In Part 1 of this two-part series, we discussed how dealerships can improve their service operation’s performance and start producing the net profit they deserve.
So I ask you “Is hiring another advisor an expense or an investment?”— Don Reed, CEO, DealerPRO Training
Earlier we discussed meeting industry benchmarks and the importance of a profit improvement plan. In this article, we’ll delve into implementing changes and the training process dealerships need to provide your fixed operations team with the skills they need to accomplish their goals.
Are You All In?
If you are all in on making some changes, you must identify what needs to change and, more importantly, how you’re going to implement those changes to get the results you deserve. These changes will obviously have to address what you plan to do to have a positive impact on your out-of-line conditions as determined with the above exercise.
Here is an example:
- Your three service advisors are each servicing 18 customers a day for a total of 54 customers.

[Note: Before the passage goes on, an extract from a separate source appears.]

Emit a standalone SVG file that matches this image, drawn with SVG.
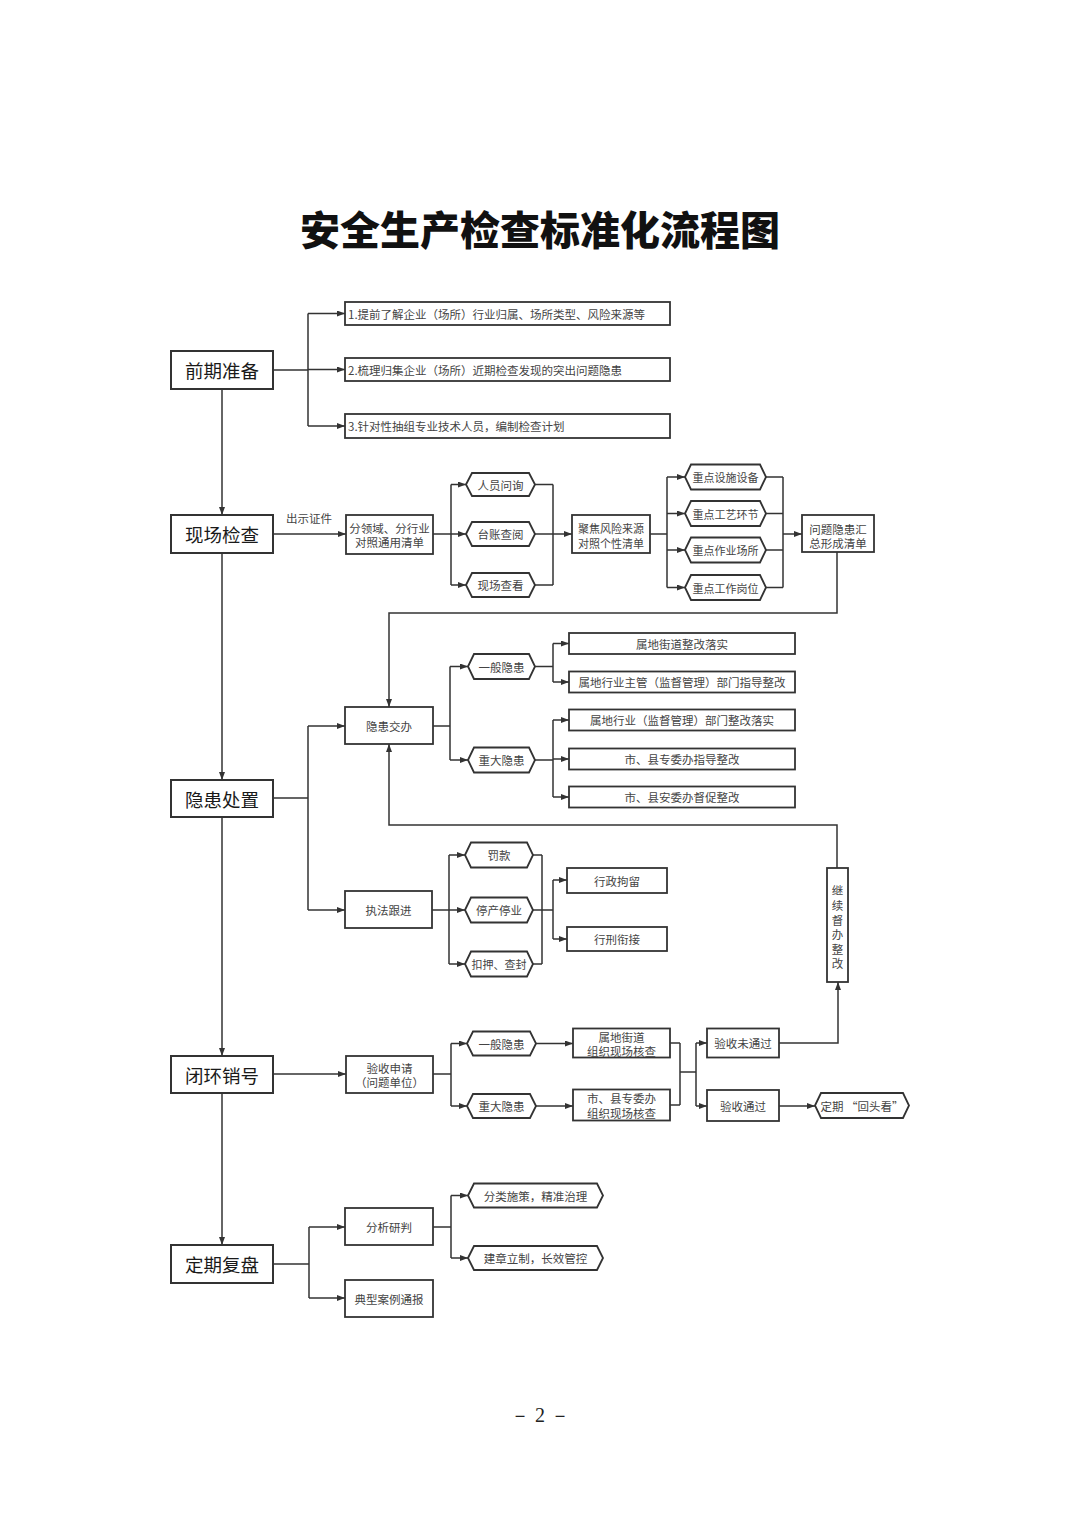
<svg xmlns="http://www.w3.org/2000/svg" width="1080" height="1527" viewBox="0 0 1080 1527">
<defs>
<marker id="ah" viewBox="0 0 8 6" refX="8" refY="3" markerWidth="8" markerHeight="6" markerUnits="userSpaceOnUse" orient="auto"><path d="M0,0 L8,3 L0,6 z" fill="#333"/></marker>
<style>
.box{fill:#fff;stroke:#333;stroke-width:1.8}
.main{fill:#fff;stroke:#333;stroke-width:2}
.ln{fill:none;stroke:#333;stroke-width:1.5}
.ar{fill:none;stroke:#333;stroke-width:1.5;marker-end:url(#ah)}
text{font-family:"Noto Sans CJK SC","Noto Sans",sans-serif;dominant-baseline:central}
.t{font-size:11.5px;fill:#444;text-anchor:middle}
.s{font-size:11px}
.tl{font-size:11.5px;fill:#444}
.m{font-size:18.5px;fill:#1a1a1a;text-anchor:middle}
.title{font-size:40px;font-weight:900;fill:#111;text-anchor:middle}
.pg{font-family:"Liberation Serif",serif;font-size:20px;fill:#222;text-anchor:middle}
</style>
</defs>
<rect width="1080" height="1527" fill="#fff"/>
<text class="title" x="540" y="228">安全生产检查标准化流程图</text>

<g id="connectors">
<path class="ar" d="M222 389 V515"/>
<path class="ar" d="M222 554 V780"/>
<path class="ar" d="M222 817 V1056"/>
<path class="ar" d="M222 1093 V1245"/>
<path class="ln" d="M273 370 H308 M308 313.5 V426"/>
<path class="ar" d="M308 313.5 H345"/>
<path class="ar" d="M308 369.5 H345"/>
<path class="ar" d="M308 426 H345"/>
<path class="ar" d="M273 534 H346"/>
<path class="ln" d="M433 534 H451 M451 484.5 V585"/>
<path class="ar" d="M451 484.5 H466"/>
<path class="ar" d="M451 534 H466"/>
<path class="ar" d="M451 585 H466"/>
<path class="ln" d="M535 484.5 H553 M535 585 H553 M553 484.5 V585"/>
<path class="ar" d="M535 534 H572"/>
<path class="ln" d="M650 534 H667 M667 477 V587.5"/>
<path class="ar" d="M667 477 H685"/>
<path class="ar" d="M667 513.5 H685"/>
<path class="ar" d="M667 550 H685"/>
<path class="ar" d="M667 587.5 H685"/>
<path class="ln" d="M766 477 H783 M766 513.5 H783 M766 550 H783 M766 587.5 H783 M783 477 V587.5"/>
<path class="ar" d="M783 534 H802"/>
<path class="ar" d="M837 552 V613 H389 V707"/>
<path class="ln" d="M273 798 H308 M308 726 V910"/>
<path class="ar" d="M308 726 H345"/>
<path class="ar" d="M308 910 H345"/>
<path class="ln" d="M433 726 H450 M450 666.5 V760"/>
<path class="ar" d="M450 666.5 H468"/>
<path class="ar" d="M450 760 H468"/>
<path class="ln" d="M535 666.5 H553 M553 643.5 V682"/>
<path class="ar" d="M553 643.5 H569"/>
<path class="ar" d="M553 682 H569"/>
<path class="ln" d="M535 760 H553 M553 720 V797"/>
<path class="ar" d="M553 720 H569"/>
<path class="ar" d="M553 759 H569"/>
<path class="ar" d="M553 797 H569"/>
<path class="ar" d="M837 868 V825 H389 V744"/>
<path class="ln" d="M432 910 H449 M449 855 V964"/>
<path class="ar" d="M449 855 H465"/>
<path class="ar" d="M449 910 H465"/>
<path class="ar" d="M449 964 H465"/>
<path class="ln" d="M533 855 H542 M533 964 H542 M542 855 V964 M533 910 H553 M553 880 V939"/>
<path class="ar" d="M553 880 H567"/>
<path class="ar" d="M553 939 H567"/>
<path class="ar" d="M273 1074 H346"/>
<path class="ln" d="M433 1074 H451 M451 1043.5 V1106"/>
<path class="ar" d="M451 1043.5 H467"/>
<path class="ar" d="M451 1106 H467"/>
<path class="ar" d="M536 1043.5 H573"/>
<path class="ar" d="M536 1106 H573"/>
<path class="ln" d="M670 1043 H680 M670 1105 H680 M680 1043 V1105 M680 1072 H696 M696 1043 V1106"/>
<path class="ar" d="M696 1043 H707"/>
<path class="ar" d="M696 1106 H707"/>
<path class="ar" d="M779 1043 H838 V982"/>
<path class="ar" d="M779 1106 H815"/>
<path class="ln" d="M273 1264 H309 M309 1227 V1298"/>
<path class="ar" d="M309 1227 H345"/>
<path class="ar" d="M309 1298 H345"/>
<path class="ln" d="M433 1227 H451 M451 1195.5 V1258"/>
<path class="ar" d="M451 1195.5 H468"/>
<path class="ar" d="M451 1258 H468"/>
</g>

<g id="n-qqzb"><rect class="main" x="171" y="351" width="102" height="38"/><text class="m" x="222" y="370">前期准备</text></g>
<g id="n-xcjc"><rect class="main" x="171" y="515" width="102" height="38"/><text class="m" x="222" y="534">现场检查</text></g>
<g id="n-yhcz"><rect class="main" x="171" y="780" width="102" height="37"/><text class="m" x="222" y="798.5">隐患处置</text></g>
<g id="n-bhxh"><rect class="main" x="171" y="1056" width="102" height="37"/><text class="m" x="222" y="1074.5">闭环销号</text></g>
<g id="n-dqfp"><rect class="main" x="171" y="1245" width="102" height="38"/><text class="m" x="222" y="1264">定期复盘</text></g>

<g id="n-q1"><rect class="box" x="345" y="302" width="325" height="23"/><text class="tl" x="348" y="313.5">1.提前了解企业（场所）行业归属、场所类型、风险来源等</text></g>
<g id="n-q2"><rect class="box" x="345" y="358" width="325" height="23"/><text class="tl" x="348" y="369.5">2.梳理归集企业（场所）近期检查发现的突出问题隐患</text></g>
<g id="n-q3"><rect class="box" x="345" y="414" width="325" height="24"/><text class="tl" x="348" y="426">3.针对性抽组专业技术人员，编制检查计划</text></g>

<g id="l-cszj"><text class="t" x="309" y="518">出示证件</text></g>
<g id="n-fly"><rect class="box" x="346" y="515" width="87" height="39"/><text class="t" x="389.5" y="528">分领域、分行业</text><text class="t" x="389.5" y="542">对照通用清单</text></g>
<g id="n-rywx"><polygon class="box" points="466,484.5 472,473 529,473 535,484.5 529,496 472,496"/><text class="t" x="500.5" y="484.5">人员问询</text></g>
<g id="n-tzcy"><polygon class="box" points="466,534 472,522 529,522 535,534 529,546 472,546"/><text class="t" x="500.5" y="534">台账查阅</text></g>
<g id="n-xcck"><polygon class="box" points="466,585 472,573 529,573 535,585 529,597 472,597"/><text class="t" x="500.5" y="585">现场查看</text></g>
<g id="n-jjfx"><rect class="box" x="572" y="515" width="78" height="38"/><text class="t s" x="611" y="528">聚焦风险来源</text><text class="t s" x="611" y="542.5">对照个性清单</text></g>
<g id="n-zd1"><polygon class="box" points="685,477 691,464.5 760,464.5 766,477 760,489.5 691,489.5"/><text class="t s" x="725.5" y="477">重点设施设备</text></g>
<g id="n-zd2"><polygon class="box" points="685,513.5 691,501 760,501 766,513.5 760,526 691,526"/><text class="t s" x="725.5" y="513.5">重点工艺环节</text></g>
<g id="n-zd3"><polygon class="box" points="685,550 691,537.5 760,537.5 766,550 760,562.5 691,562.5"/><text class="t s" x="725.5" y="550">重点作业场所</text></g>
<g id="n-zd4"><polygon class="box" points="685,587.5 691,575 760,575 766,587.5 760,600 691,600"/><text class="t s" x="725.5" y="587.5">重点工作岗位</text></g>
<g id="n-wthz"><rect class="box" x="802" y="515" width="72" height="37"/><text class="t" x="838" y="528.5">问题隐患汇</text><text class="t" x="838" y="542.5">总形成清单</text></g>

<g id="n-yhjb"><rect class="box" x="345" y="707" width="88" height="37"/><text class="t" x="389" y="725.5">隐患交办</text></g>
<g id="n-ybyh"><polygon class="box" points="468,666.5 474,654 529,654 535,666.5 529,679 474,679"/><text class="t" x="501.5" y="666.5">一般隐患</text></g>
<g id="n-zdyh"><polygon class="box" points="468,760 474,747.5 529,747.5 535,760 529,772.5 474,772.5"/><text class="t" x="501.5" y="760">重大隐患</text></g>
<g id="n-r1"><rect class="box" x="569" y="633" width="226" height="21"/><text class="t" x="682" y="643.5">属地街道整改落实</text></g>
<g id="n-r2"><rect class="box" x="569" y="671.5" width="226" height="21"/><text class="t" x="682" y="682">属地行业主管（监督管理）部门指导整改</text></g>
<g id="n-r3"><rect class="box" x="569" y="709.5" width="226" height="21"/><text class="t" x="682" y="720">属地行业（监督管理）部门整改落实</text></g>
<g id="n-r4"><rect class="box" x="569" y="748.5" width="226" height="21"/><text class="t" x="682" y="759">市、县专委办指导整改</text></g>
<g id="n-r5"><rect class="box" x="569" y="786.5" width="226" height="21"/><text class="t" x="682" y="797">市、县安委办督促整改</text></g>
<g id="n-zfgj"><rect class="box" x="345" y="891" width="87" height="37"/><text class="t" x="388.5" y="909.5">执法跟进</text></g>
<g id="n-fk"><polygon class="box" points="465,855 471,842.5 527,842.5 533,855 527,867.5 471,867.5"/><text class="t" x="499" y="855">罚款</text></g>
<g id="n-tcty"><polygon class="box" points="465,910 471,897.5 527,897.5 533,910 527,922.5 471,922.5"/><text class="t" x="499" y="910">停产停业</text></g>
<g id="n-kycf"><polygon class="box" points="465,964 471,951.5 527,951.5 533,964 527,976.5 471,976.5"/><text class="t s" x="499" y="964">扣押、查封</text></g>
<g id="n-xzjl"><rect class="box" x="567" y="868" width="100" height="25"/><text class="t" x="617" y="880.5">行政拘留</text></g>
<g id="n-xxxj"><rect class="box" x="567" y="927" width="100" height="24"/><text class="t" x="617" y="939">行刑衔接</text></g>
<g id="n-jxdb"><rect class="box" x="827" y="868" width="21" height="114"/>
<text class="t" x="837.5" y="890">继</text><text class="t" x="837.5" y="905">续</text><text class="t" x="837.5" y="919.5">督</text><text class="t" x="837.5" y="934">办</text><text class="t" x="837.5" y="948.5">整</text><text class="t" x="837.5" y="963">改</text></g>

<g id="n-yssq"><rect class="box" x="346" y="1056" width="87" height="37"/><text class="t" x="389.5" y="1068">验收申请</text><text class="t" x="389.5" y="1082">（问题单位）</text></g>
<g id="n-ybyh2"><polygon class="box" points="467,1043.5 473,1031.5 530,1031.5 536,1043.5 530,1055.5 473,1055.5"/><text class="t" x="501.5" y="1043.5">一般隐患</text></g>
<g id="n-zdyh2"><polygon class="box" points="467,1106 473,1094 530,1094 536,1106 530,1118 473,1118"/><text class="t" x="501.5" y="1106">重大隐患</text></g>
<g id="n-sdjd"><rect class="box" x="573" y="1028.5" width="97" height="29"/><text class="t" x="621.5" y="1036.5">属地街道</text><text class="t" x="621.5" y="1050.5">组织现场核查</text></g>
<g id="n-sxzwb"><rect class="box" x="573" y="1089.5" width="97" height="31"/><text class="t" x="621.5" y="1098">市、县专委办</text><text class="t" x="621.5" y="1113">组织现场核查</text></g>
<g id="n-yswtg"><rect class="box" x="707" y="1028.5" width="72" height="29"/><text class="t" x="743" y="1043">验收未通过</text></g>
<g id="n-ystg"><rect class="box" x="707" y="1090" width="72" height="31"/><text class="t" x="743" y="1105.5">验收通过</text></g>
<g id="n-htk"><polygon class="box" points="815,1105.5 821,1093 903,1093 909,1105.5 903,1118 821,1118"/><text class="t" x="862" y="1105.5">定期 “回头看”</text></g>

<g id="n-fxyp"><rect class="box" x="345" y="1208" width="88" height="37"/><text class="t" x="389" y="1226.5">分析研判</text></g>
<g id="n-dxal"><rect class="box" x="345" y="1280" width="88" height="37"/><text class="t" x="389" y="1298.5">典型案例通报</text></g>
<g id="n-flsc"><polygon class="box" points="468,1195.5 474,1183.5 597,1183.5 603,1195.5 597,1207.5 474,1207.5"/><text class="t" x="535.5" y="1195.5">分类施策，精准治理</text></g>
<g id="n-jzlz"><polygon class="box" points="468,1258 474,1246 597,1246 603,1258 597,1270 474,1270"/><text class="t" x="535.5" y="1258">建章立制，长效管控</text></g>

<text class="pg" x="540" y="1415">－ 2 －</text>
</svg>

- Your KPI is 12-15, so do the math and you actually need four service advisors.
- Plan of Action: Hire one service advisor and now your four service advisors are averaging 14 customers a day
Some of you may be hesitant to do this because your perception is hiring that advisor will simply increase your personnel expenses. Instead you should calculate how much that extra advisor will increase your gross profits on labor and parts through the following benefits:
- All four advisors now have more time to spend with each customer both on the phone and in person.
- More time spent means better feature/benefit presentations to the customer.
- Better presentations by your advisors means a higher closing ratio on upsells.
- A higher closing ratio means increased labor and parts sales and higher gross profits.
- Increased labor and parts sales creates a higher HPRO.
- Increased HPRO results in higher technician productivity.
- Higher gross profits increases service absorption.
- More time spent per customer results in a higher CSI and owner retention.
As a result of all the above you can easily see how adding one more advisor creates a very small increase in payroll expense while producing a very high ROI with new-found gross profits.
So I ask you, “Is hiring another advisor an expense or an investment?”
By the way, make sure you compensate to motivate all of your advisors by using a pay plan that is based on individual performance for sales or gross profit plus CSI. This should equate to either 5 percent of parts and labor sales or about 10 percent of parts and labor gross profit on all repair orders written by each advisor.
Making Your Plan Work
You must have a training process to provide your fixed operations team with the skills they need to accomplish your goals as outlined in your plan. All of the management team must be trained to become better leaders and managers by first of all measuring the performance of all employees daily.
Teach them how to hold accountability meetings and become the coach that every team needs. Advisors must be trained on the proper use of maintenance menus and feature/benefit sales presentations while technicians must be schooled on the necessity of thorough multi-point inspections. These are not optional processes and everyone must be held accountable for compliance. Everyone! Remember, your customers deserve nothing less.
Once you have completed all the above you will have a profit improvement plan identifying all of your opportunities for improving your service and parts retail operations for years to come.
Get ready for change and prepare yourself to get committed to following your plan for a record year in net profit.